Problem details: Repeat, exactly and only, the lines from the beginning of the data through the line with "(R7) at (13.5,-37.5)". Pictures are left out.

::: Recorded data :::

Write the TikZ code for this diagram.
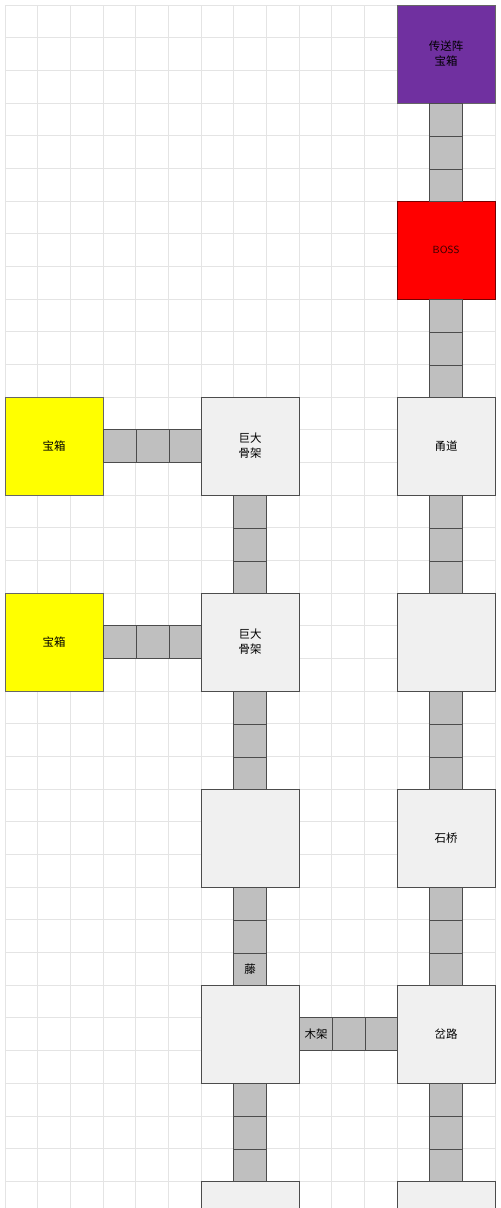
\documentclass[tikz,border=0pt]{standalone}
\usepackage{fontspec}
\setmainfont{Liberation Sans}
\newfontfamily\cjk{Noto Sans CJK SC}
\usepackage{tikz}
\usetikzlibrary{positioning}
\definecolor{tppurple}{HTML}{7030A0}
\definecolor{bossred}{HTML}{FF0000}
\definecolor{chestyellow}{HTML}{FFFF00}
\definecolor{gridgray}{HTML}{E4E4E4}

\tikzset{
  room/.style={draw=black!70, fill=black!6, line width=0.6pt, minimum size=3cm,
    inner sep=0pt, align=center, font=\cjk\fontsize{10}{13}\selectfont},
  cell/.style={draw=black!70, fill=black!25, line width=0.6pt, minimum size=1cm,
    inner sep=0pt, font=\cjk\fontsize{10}{12}\selectfont}
}

\begin{document}
\begin{tikzpicture}
\useasboundingbox (-0.153,0.153) rectangle (15.152,-36.823);
\clip (-0.153,0.153) rectangle (15.152,-36.823);
\fill[white] (-0.153,0.153) rectangle (15.152,-36.823);

% background grid
\draw[gridgray, line width=0.5pt] (0,-38) grid (15,0);

% right column
\node[room, fill=tppurple, draw=black!60] (T) at (13.5,-1.5) {传送阵\\宝箱};
\node[room, fill=bossred, draw=red!45!black, font=\sffamily\fontsize{9}{11}\selectfont, text=red!20!black] (B) at (13.5,-7.5) {BOSS};
\node[room] (Y) at (13.5,-13.5) {甬道};
\node[room] (R4) at (13.5,-19.5) {};
\node[room] (S) at (13.5,-25.5) {石桥};
\node[room] (C) at (13.5,-31.5) {岔路};
\node[room] (R7) at (13.5,-37.5) {};

% middle column
\node[room] (G1) at (7.5,-13.5) {巨大\\骨架};
\node[room] (G2) at (7.5,-19.5) {巨大\\骨架};
\node[room] (M5) at (7.5,-25.5) {};
\node[room] (M6) at (7.5,-31.5) {};
\node[room] (M7) at (7.5,-37.5) {};

% left column
\node[room, fill=chestyellow, draw=black!60] (L1) at (1.5,-13.5) {宝箱};
\node[room, fill=chestyellow, draw=black!60] (L2) at (1.5,-19.5) {宝箱};

% vertical corridors
\foreach \a/\b in {T/B, B/Y, Y/R4, R4/S, S/C, C/R7, G1/G2, G2/M5, M5/M6, M6/M7}
  \foreach \i/\d in {1/0, 2/1, 3/2}
    \node[cell, below=\d cm of \a.south] (\a\b-\i) {};

% horizontal corridors
\foreach \a/\b in {L1/G1, L2/G2, M6/C}
  \foreach \i/\d in {1/0, 2/1, 3/2}
    \node[cell, right=\d cm of \a.east] (\a\b-\i) {};

% corridor labels
\node[font=\cjk\fontsize{10}{12}\selectfont] at (M5M6-3) {藤};
\node[font=\cjk\fontsize{10}{12}\selectfont] at (M6C-1) {木架};

\end{tikzpicture}
\end{document}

:::

Full solution:
Write the TikZ code for this diagram.
\documentclass[tikz,border=0pt]{standalone}
\usepackage{fontspec}
\setmainfont{Liberation Sans}
\newfontfamily\cjk{Noto Sans CJK SC}
\usepackage{tikz}
\usetikzlibrary{positioning}
\definecolor{tppurple}{HTML}{7030A0}
\definecolor{bossred}{HTML}{FF0000}
\definecolor{chestyellow}{HTML}{FFFF00}
\definecolor{gridgray}{HTML}{E4E4E4}

\tikzset{
  room/.style={draw=black!70, fill=black!6, line width=0.6pt, minimum size=3cm,
    inner sep=0pt, align=center, font=\cjk\fontsize{10}{13}\selectfont},
  cell/.style={draw=black!70, fill=black!25, line width=0.6pt, minimum size=1cm,
    inner sep=0pt, font=\cjk\fontsize{10}{12}\selectfont}
}

\begin{document}
\begin{tikzpicture}
\useasboundingbox (-0.153,0.153) rectangle (15.152,-36.823);
\clip (-0.153,0.153) rectangle (15.152,-36.823);
\fill[white] (-0.153,0.153) rectangle (15.152,-36.823);

% background grid
\draw[gridgray, line width=0.5pt] (0,-38) grid (15,0);

% right column
\node[room, fill=tppurple, draw=black!60] (T) at (13.5,-1.5) {传送阵\\宝箱};
\node[room, fill=bossred, draw=red!45!black, font=\sffamily\fontsize{9}{11}\selectfont, text=red!20!black] (B) at (13.5,-7.5) {BOSS};
\node[room] (Y) at (13.5,-13.5) {甬道};
\node[room] (R4) at (13.5,-19.5) {};
\node[room] (S) at (13.5,-25.5) {石桥};
\node[room] (C) at (13.5,-31.5) {岔路};
\node[room] (R7) at (13.5,-37.5) {};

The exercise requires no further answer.